Saturday, 25 September 2021

Natural-born comedian and showman with human touch

RUSSELL WILLIAMS passed away on February 5 after a long and spirited life.

RUSSELL WILLIAMS passed away on February 5 after a long and spirited life.

He was a gifted communicator and made people smile wherever he went. A natural-born comedian and gifted showman with a human touch, he was well–liked by many.

Russell was born in Croydon in 1931 but at the age of eight at the outbreak of the Second World War he was made a child evacuee and sent to Newton Abbot in Devon, where he grew up on a farm with his grand– parents.

He enjoyed a happy and secure childhood in Devon and it is there that his lifelong love of animals and the countryside took hold.

Despite doing well at school, he left at the age of 15 but with good exam grades.



He was expected to follow in his grandfather’s footsteps and learn to be a printers’ reader. He worked at his grandfather’s company for a while but found the job tedious â?? it did not appeal to his adventurous spirit.

He left the company and entered an unsettled period where he did odd jobs but none of them appealed. Russell was taken ill with tuberculosis at the age of 18 and underwent extensive treatment over a period of six years. During this time he was told that his life expectancy would be short.

However, and in spite of that, he had fallen in love with his nurse whom he married after being discharged.

The marriage started off well, during which time a successful chain of dry cleaning premises was built up and a first laundrette opened in the south of England. However, the marriage foundered and husband and wife parted in 1978 but remained on friendly terms until his death.

In 1980 he met Patricia when he was managing a chain of dry cleaning premises in West London and they were married in 1981.

His marriage to Patricia was very successful and he remained happily married until his death.

Three years after they married, Russell started work for Sir William McAlpine at Fawley Hill, initially as his driver.

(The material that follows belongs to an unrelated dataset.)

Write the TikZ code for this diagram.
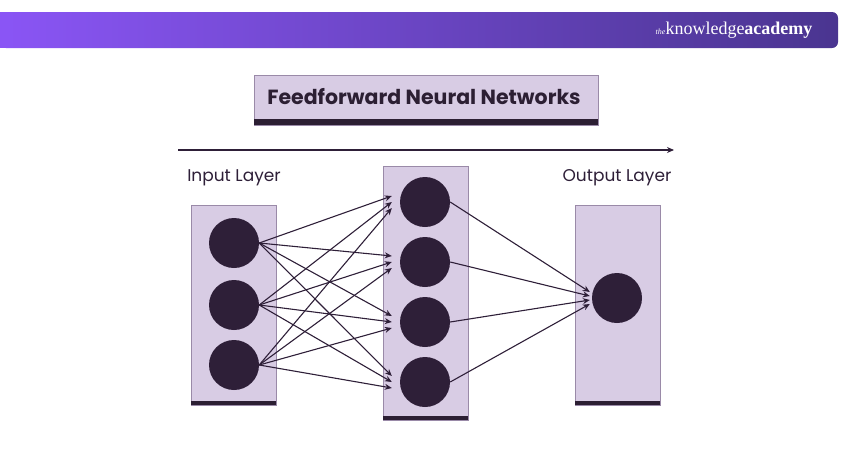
\documentclass[tikz,border=0pt]{standalone}
\usepackage{fontspec}
\setsansfont{Poppins}
\setmainfont{Liberation Serif}
\usepackage{tikz}
\usetikzlibrary{arrows.meta,positioning,calc}
\definecolor{layerfill}{HTML}{D8CCE4}
\definecolor{layerdraw}{HTML}{9A8AA8}
\definecolor{neuron}{HTML}{2E1F38}
\definecolor{band}{HTML}{2C1F33}
\definecolor{barleft}{HTML}{8A55F5}
\definecolor{barright}{HTML}{4A3590}
\tikzset{
  layer/.style={rectangle, draw=layerdraw, fill=layerfill, minimum width=85pt, inner sep=0pt},
  unit/.style={circle, fill=neuron, minimum size=50pt, inner sep=0pt},
  caption/.style={font=\sffamily\fontsize{17}{20}\selectfont, text=neuron},
  line/.style={-{Stealth[length=7pt,width=6pt]}, draw=neuron, line width=1.1pt}
}
\begin{document}
\begin{tikzpicture}[x=1pt,y=-1pt]
  \useasboundingbox (0,0) rectangle (850,450);
  % Header
  \shade[left color=barleft, right color=barright, rounded corners=6pt] (0,12) rectangle (838,48);
  \fill[barleft] (0,12) rectangle (10,48);
  \node[text=white, font=\fontsize{18}{20}\selectfont, anchor=east] (brand) at (816,30) {{\itshape\footnotesize the}knowledge\textbf{academy}};

  % Title
  \node[rectangle, draw=layerdraw, fill=layerfill, minimum width=344pt, minimum height=50pt] (title) at (426,100) {};
  \fill[band] (title.south west) rectangle ++(344,-6);
  \node[font=\sffamily\bfseries\fontsize{20.5}{24}\selectfont, text=band] at (424,97) {Feedforward Neural Networks};

  % Direction arrow
  \coordinate (dirs) at (178,150);
  \coordinate (dire) at (674,150);
  \draw[line] (dirs) -- (dire);

  % Layers
  \node[layer, minimum height=200pt] (inbox) at (233.5,305) {};
  \node[layer, minimum height=254pt] (hidbox) at (425.5,293) {};
  \node[layer, minimum height=200pt] (outbox) at (617.5,305) {};
  \foreach \b in {inbox,hidbox,outbox}
    \fill[band] (\b.south west) rectangle ($(\b.south east)+(0,-4)$);
  \node[caption] (inlab) at (234,178) {Input Layer};
  \node[caption] (outlab) at (617,178) {Output Layer};

  % Units
  \foreach \i/\y in {1/243,2/305,3/365}
    \node[unit] (i\i) at (234,\y) {};
  \foreach \j/\y in {1/202,2/262,3/322,4/382}
    \node[unit] (h\j) at (425,\y) {};
  \node[unit] (o) at (617,298) {};

  % Connections
  \foreach \i in {1,2,3}
    \foreach \j in {1,2,3,4}
      \draw[line] (i\i.east) -- ($(h\j.west)+(-8,{(\i-2)*6})$);
  \foreach \j in {1,2,3,4}
    \draw[line] (h\j.east) -- ($(o.west)+(-2,{(\j-2.5)*4})$);
\end{tikzpicture}
\end{document}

He went on to manage the “Fawley Collection” that comprised a fleet of Rolls–Royce and Bentley cars.

Russell was in his element there. He had a lifelong passion for vehicles of all kinds, and in particular, for cars.

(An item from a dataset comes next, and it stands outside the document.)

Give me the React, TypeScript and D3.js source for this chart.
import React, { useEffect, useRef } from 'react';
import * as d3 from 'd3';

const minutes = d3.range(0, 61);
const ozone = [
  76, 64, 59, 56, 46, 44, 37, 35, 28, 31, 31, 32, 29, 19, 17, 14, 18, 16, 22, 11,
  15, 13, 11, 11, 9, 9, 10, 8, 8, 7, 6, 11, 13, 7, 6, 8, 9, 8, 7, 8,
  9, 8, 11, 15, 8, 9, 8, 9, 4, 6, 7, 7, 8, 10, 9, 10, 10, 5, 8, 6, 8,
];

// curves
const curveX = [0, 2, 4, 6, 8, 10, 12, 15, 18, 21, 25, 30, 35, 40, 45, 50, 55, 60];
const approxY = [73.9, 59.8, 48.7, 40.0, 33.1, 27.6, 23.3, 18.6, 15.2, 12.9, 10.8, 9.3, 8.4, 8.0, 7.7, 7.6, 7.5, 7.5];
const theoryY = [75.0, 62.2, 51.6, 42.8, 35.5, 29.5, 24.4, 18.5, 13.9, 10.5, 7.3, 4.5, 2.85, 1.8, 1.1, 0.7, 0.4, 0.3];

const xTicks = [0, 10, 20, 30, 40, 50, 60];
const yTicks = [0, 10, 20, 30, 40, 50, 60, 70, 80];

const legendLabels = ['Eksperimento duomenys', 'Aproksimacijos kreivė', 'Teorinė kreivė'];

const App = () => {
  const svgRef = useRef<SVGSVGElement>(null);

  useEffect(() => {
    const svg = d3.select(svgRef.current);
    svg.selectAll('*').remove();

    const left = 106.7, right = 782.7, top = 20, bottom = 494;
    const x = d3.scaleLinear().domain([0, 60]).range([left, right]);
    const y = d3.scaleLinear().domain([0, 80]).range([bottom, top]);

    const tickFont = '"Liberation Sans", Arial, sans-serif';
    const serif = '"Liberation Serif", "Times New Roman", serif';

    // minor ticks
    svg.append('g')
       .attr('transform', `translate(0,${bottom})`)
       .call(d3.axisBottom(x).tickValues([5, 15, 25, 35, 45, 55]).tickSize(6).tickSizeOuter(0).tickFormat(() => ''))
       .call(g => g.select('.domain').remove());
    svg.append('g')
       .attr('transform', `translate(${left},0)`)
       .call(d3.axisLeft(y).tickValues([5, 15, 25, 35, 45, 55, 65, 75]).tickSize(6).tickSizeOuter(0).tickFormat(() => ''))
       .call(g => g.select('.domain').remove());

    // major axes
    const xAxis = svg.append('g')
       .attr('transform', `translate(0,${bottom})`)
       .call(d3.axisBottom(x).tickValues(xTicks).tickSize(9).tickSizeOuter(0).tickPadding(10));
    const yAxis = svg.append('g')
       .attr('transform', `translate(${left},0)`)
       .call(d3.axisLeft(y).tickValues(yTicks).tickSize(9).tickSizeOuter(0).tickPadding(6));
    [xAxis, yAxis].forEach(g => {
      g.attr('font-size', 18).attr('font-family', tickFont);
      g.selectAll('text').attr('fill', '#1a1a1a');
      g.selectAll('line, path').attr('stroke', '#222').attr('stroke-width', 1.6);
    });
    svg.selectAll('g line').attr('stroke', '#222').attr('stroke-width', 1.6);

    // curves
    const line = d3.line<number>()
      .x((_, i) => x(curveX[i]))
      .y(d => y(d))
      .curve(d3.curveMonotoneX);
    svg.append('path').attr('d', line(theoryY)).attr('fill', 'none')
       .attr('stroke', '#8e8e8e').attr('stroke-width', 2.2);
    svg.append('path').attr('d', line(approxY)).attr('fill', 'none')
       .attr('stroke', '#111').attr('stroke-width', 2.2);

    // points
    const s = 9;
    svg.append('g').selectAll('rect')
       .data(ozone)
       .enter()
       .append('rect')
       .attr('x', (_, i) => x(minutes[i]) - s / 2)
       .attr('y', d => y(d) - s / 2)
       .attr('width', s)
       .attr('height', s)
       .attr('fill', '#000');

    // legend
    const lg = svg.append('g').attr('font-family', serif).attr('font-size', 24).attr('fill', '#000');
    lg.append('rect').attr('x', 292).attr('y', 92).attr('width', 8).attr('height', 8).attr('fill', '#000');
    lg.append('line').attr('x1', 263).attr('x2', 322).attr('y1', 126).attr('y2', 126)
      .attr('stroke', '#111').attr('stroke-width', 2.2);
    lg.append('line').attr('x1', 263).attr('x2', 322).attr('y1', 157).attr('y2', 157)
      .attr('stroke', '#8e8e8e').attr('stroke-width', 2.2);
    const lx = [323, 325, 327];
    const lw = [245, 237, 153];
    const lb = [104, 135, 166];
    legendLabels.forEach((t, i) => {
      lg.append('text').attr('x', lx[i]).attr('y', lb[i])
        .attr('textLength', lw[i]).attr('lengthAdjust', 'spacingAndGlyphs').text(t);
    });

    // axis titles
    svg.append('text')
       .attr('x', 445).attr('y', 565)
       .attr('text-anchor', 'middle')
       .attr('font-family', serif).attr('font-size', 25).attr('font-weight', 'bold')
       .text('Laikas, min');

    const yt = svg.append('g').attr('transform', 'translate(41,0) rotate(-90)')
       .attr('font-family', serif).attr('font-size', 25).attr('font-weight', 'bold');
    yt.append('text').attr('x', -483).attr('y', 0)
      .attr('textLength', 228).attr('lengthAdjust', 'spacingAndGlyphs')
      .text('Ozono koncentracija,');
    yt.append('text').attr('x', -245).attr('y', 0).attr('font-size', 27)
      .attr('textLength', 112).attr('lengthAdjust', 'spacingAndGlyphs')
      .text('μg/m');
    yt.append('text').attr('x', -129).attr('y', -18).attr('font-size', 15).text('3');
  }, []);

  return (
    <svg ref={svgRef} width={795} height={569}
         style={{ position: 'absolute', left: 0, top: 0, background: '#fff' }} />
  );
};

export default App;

While working at Fawley Hill he was able to significantly add to his considerable knowledge of cars and other vehicles.

Russell loved people. He demonstrated his care for them is many ways and by forming Contact the Elderly, a service that used volunteer drivers to take elderly people, typically ladies, to visit the grandest houses in the Hambleden Valley. Tea was hosted by the owners who often used their butlers to wait on the visitors. This service was honoured after 10 years by Russell being given an award by the Duke of Devonshire.

Russell also joined Rotary of which he was a loyal, active and dedicated member for more than 40 years, and joined the Henley Rotary Club in 1991.

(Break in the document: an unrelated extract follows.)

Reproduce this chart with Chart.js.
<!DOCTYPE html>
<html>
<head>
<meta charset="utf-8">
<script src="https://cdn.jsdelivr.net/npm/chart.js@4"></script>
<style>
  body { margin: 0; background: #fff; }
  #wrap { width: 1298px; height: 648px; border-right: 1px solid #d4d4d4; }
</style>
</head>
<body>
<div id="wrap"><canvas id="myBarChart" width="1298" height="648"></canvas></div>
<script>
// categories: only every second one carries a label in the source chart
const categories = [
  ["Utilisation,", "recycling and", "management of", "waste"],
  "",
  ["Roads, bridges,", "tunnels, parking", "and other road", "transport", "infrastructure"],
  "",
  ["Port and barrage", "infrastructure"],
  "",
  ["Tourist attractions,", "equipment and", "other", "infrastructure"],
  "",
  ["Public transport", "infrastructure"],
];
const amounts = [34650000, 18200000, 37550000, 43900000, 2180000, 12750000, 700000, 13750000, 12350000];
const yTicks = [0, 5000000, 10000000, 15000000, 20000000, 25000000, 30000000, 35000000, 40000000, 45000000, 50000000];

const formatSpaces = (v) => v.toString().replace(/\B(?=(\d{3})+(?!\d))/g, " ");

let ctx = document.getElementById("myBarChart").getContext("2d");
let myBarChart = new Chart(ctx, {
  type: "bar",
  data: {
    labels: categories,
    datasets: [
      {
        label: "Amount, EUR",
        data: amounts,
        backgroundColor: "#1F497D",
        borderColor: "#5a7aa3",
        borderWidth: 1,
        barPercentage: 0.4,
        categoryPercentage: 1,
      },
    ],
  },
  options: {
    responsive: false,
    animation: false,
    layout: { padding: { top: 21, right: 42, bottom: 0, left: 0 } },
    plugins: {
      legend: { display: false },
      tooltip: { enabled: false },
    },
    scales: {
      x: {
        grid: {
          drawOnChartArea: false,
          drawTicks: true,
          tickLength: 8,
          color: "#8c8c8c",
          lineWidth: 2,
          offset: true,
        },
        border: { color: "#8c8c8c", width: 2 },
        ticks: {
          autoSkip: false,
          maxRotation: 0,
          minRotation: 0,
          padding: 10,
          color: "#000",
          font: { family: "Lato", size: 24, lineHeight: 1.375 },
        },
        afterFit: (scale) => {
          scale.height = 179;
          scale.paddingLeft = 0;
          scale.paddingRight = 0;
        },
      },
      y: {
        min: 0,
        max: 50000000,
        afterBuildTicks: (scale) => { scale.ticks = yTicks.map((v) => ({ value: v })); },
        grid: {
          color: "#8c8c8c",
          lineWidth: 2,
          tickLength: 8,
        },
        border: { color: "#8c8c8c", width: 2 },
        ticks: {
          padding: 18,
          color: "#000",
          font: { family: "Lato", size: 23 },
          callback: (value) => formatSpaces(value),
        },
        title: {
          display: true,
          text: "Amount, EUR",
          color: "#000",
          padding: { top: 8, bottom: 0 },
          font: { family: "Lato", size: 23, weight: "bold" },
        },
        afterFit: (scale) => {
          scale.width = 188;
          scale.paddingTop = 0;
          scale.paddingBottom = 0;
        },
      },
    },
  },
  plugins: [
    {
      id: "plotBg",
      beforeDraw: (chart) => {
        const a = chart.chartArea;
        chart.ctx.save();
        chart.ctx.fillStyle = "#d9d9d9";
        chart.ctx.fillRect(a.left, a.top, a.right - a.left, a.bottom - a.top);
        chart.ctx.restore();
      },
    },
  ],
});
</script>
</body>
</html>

He gave many cleverly produced and witty talks on several subjects and held the position of speaker’s secretary for two years. During that time he managed to acquire a collection of speakers, many of whom the like of which has not been seen since.

It was during his time at Rotary that he met his great friend and fellow musician Ken Fitt with whom he shared a mutual love of jazz.

Together, they formed a duo and made music together with Russell as vocalist and Ken on saxophone. They performed many times for Rotary charity events and were a huge hit.

Russell was an unforgettable character known for his excellent sense of humour, his kind–heartedness, generosity of feelings for others and impeccable manners. He was a joy to be around and a true force for good. He will be sorely missed.